- Problem to solve -
Transcribe the listing that follows in full, omitting pictures.

===

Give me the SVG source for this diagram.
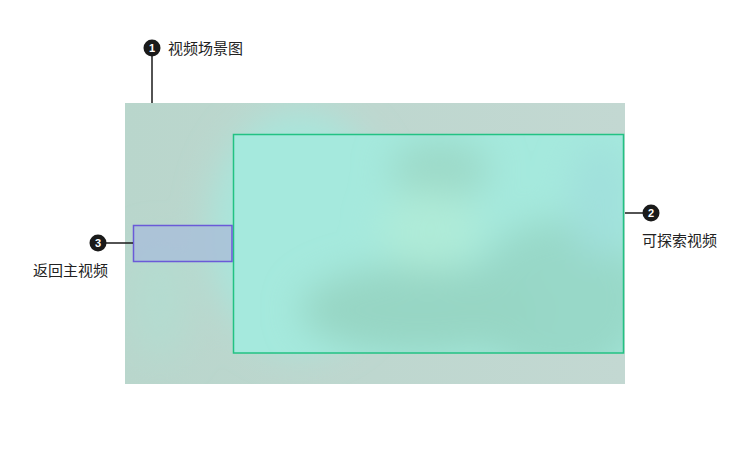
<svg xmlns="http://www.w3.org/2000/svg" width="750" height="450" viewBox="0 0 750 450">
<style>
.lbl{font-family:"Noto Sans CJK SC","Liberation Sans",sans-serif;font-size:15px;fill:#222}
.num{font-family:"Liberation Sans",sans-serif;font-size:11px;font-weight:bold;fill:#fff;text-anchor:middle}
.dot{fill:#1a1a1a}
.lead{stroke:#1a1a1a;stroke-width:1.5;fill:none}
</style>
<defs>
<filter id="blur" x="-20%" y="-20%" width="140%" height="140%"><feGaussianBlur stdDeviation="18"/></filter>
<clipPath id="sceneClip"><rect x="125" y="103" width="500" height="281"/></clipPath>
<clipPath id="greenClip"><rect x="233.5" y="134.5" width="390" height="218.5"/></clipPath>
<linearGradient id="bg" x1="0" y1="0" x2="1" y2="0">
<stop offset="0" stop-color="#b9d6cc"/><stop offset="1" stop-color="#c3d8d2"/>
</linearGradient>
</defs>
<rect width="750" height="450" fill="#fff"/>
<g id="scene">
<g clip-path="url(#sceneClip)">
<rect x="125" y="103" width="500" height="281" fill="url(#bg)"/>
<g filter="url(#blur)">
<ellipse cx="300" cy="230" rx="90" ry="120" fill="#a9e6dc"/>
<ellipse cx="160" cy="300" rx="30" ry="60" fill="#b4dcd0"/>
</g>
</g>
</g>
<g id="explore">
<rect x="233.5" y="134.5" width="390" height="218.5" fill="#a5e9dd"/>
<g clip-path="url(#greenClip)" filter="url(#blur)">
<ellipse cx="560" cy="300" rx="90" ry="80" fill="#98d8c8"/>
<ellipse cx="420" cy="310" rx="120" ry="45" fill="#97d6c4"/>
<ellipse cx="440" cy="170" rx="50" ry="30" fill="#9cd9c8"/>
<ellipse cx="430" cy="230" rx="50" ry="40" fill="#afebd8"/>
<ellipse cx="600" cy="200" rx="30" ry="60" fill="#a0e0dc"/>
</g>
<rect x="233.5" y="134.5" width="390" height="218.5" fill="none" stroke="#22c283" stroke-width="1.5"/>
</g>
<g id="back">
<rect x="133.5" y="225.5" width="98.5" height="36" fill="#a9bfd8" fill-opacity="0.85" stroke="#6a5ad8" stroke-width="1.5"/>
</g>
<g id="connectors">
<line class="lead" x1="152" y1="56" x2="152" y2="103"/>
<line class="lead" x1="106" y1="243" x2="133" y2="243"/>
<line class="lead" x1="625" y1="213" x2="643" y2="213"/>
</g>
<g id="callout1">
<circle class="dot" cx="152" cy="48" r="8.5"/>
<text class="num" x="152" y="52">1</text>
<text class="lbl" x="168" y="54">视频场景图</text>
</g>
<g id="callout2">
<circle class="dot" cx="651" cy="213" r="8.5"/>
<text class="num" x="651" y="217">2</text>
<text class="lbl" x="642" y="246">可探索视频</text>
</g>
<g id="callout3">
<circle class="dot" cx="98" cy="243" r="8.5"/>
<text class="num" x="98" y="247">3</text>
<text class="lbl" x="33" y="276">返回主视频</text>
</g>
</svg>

===

- Complete output -
Give me the SVG source for this diagram.
<svg xmlns="http://www.w3.org/2000/svg" width="750" height="450" viewBox="0 0 750 450">
<style>
.lbl{font-family:"Noto Sans CJK SC","Liberation Sans",sans-serif;font-size:15px;fill:#222}
.num{font-family:"Liberation Sans",sans-serif;font-size:11px;font-weight:bold;fill:#fff;text-anchor:middle}
.dot{fill:#1a1a1a}
.lead{stroke:#1a1a1a;stroke-width:1.5;fill:none}
</style>
<defs>
<filter id="blur" x="-20%" y="-20%" width="140%" height="140%"><feGaussianBlur stdDeviation="18"/></filter>
<clipPath id="sceneClip"><rect x="125" y="103" width="500" height="281"/></clipPath>
<clipPath id="greenClip"><rect x="233.5" y="134.5" width="390" height="218.5"/></clipPath>
<linearGradient id="bg" x1="0" y1="0" x2="1" y2="0">
<stop offset="0" stop-color="#b9d6cc"/><stop offset="1" stop-color="#c3d8d2"/>
</linearGradient>
</defs>
<rect width="750" height="450" fill="#fff"/>
<g id="scene">
<g clip-path="url(#sceneClip)">
<rect x="125" y="103" width="500" height="281" fill="url(#bg)"/>
<g filter="url(#blur)">
<ellipse cx="300" cy="230" rx="90" ry="120" fill="#a9e6dc"/>
<ellipse cx="160" cy="300" rx="30" ry="60" fill="#b4dcd0"/>
</g>
</g>
</g>
<g id="explore">
<rect x="233.5" y="134.5" width="390" height="218.5" fill="#a5e9dd"/>
<g clip-path="url(#greenClip)" filter="url(#blur)">
<ellipse cx="560" cy="300" rx="90" ry="80" fill="#98d8c8"/>
<ellipse cx="420" cy="310" rx="120" ry="45" fill="#97d6c4"/>
<ellipse cx="440" cy="170" rx="50" ry="30" fill="#9cd9c8"/>
<ellipse cx="430" cy="230" rx="50" ry="40" fill="#afebd8"/>
<ellipse cx="600" cy="200" rx="30" ry="60" fill="#a0e0dc"/>
</g>
<rect x="233.5" y="134.5" width="390" height="218.5" fill="none" stroke="#22c283" stroke-width="1.5"/>
</g>
<g id="back">
<rect x="133.5" y="225.5" width="98.5" height="36" fill="#a9bfd8" fill-opacity="0.85" stroke="#6a5ad8" stroke-width="1.5"/>
</g>
<g id="connectors">
<line class="lead" x1="152" y1="56" x2="152" y2="103"/>
<line class="lead" x1="106" y1="243" x2="133" y2="243"/>
<line class="lead" x1="625" y1="213" x2="643" y2="213"/>
</g>
<g id="callout1">
<circle class="dot" cx="152" cy="48" r="8.5"/>
<text class="num" x="152" y="52">1</text>
<text class="lbl" x="168" y="54">视频场景图</text>
</g>
<g id="callout2">
<circle class="dot" cx="651" cy="213" r="8.5"/>
<text class="num" x="651" y="217">2</text>
<text class="lbl" x="642" y="246">可探索视频</text>
</g>
<g id="callout3">
<circle class="dot" cx="98" cy="243" r="8.5"/>
<text class="num" x="98" y="247">3</text>
<text class="lbl" x="33" y="276">返回主视频</text>
</g>
</svg>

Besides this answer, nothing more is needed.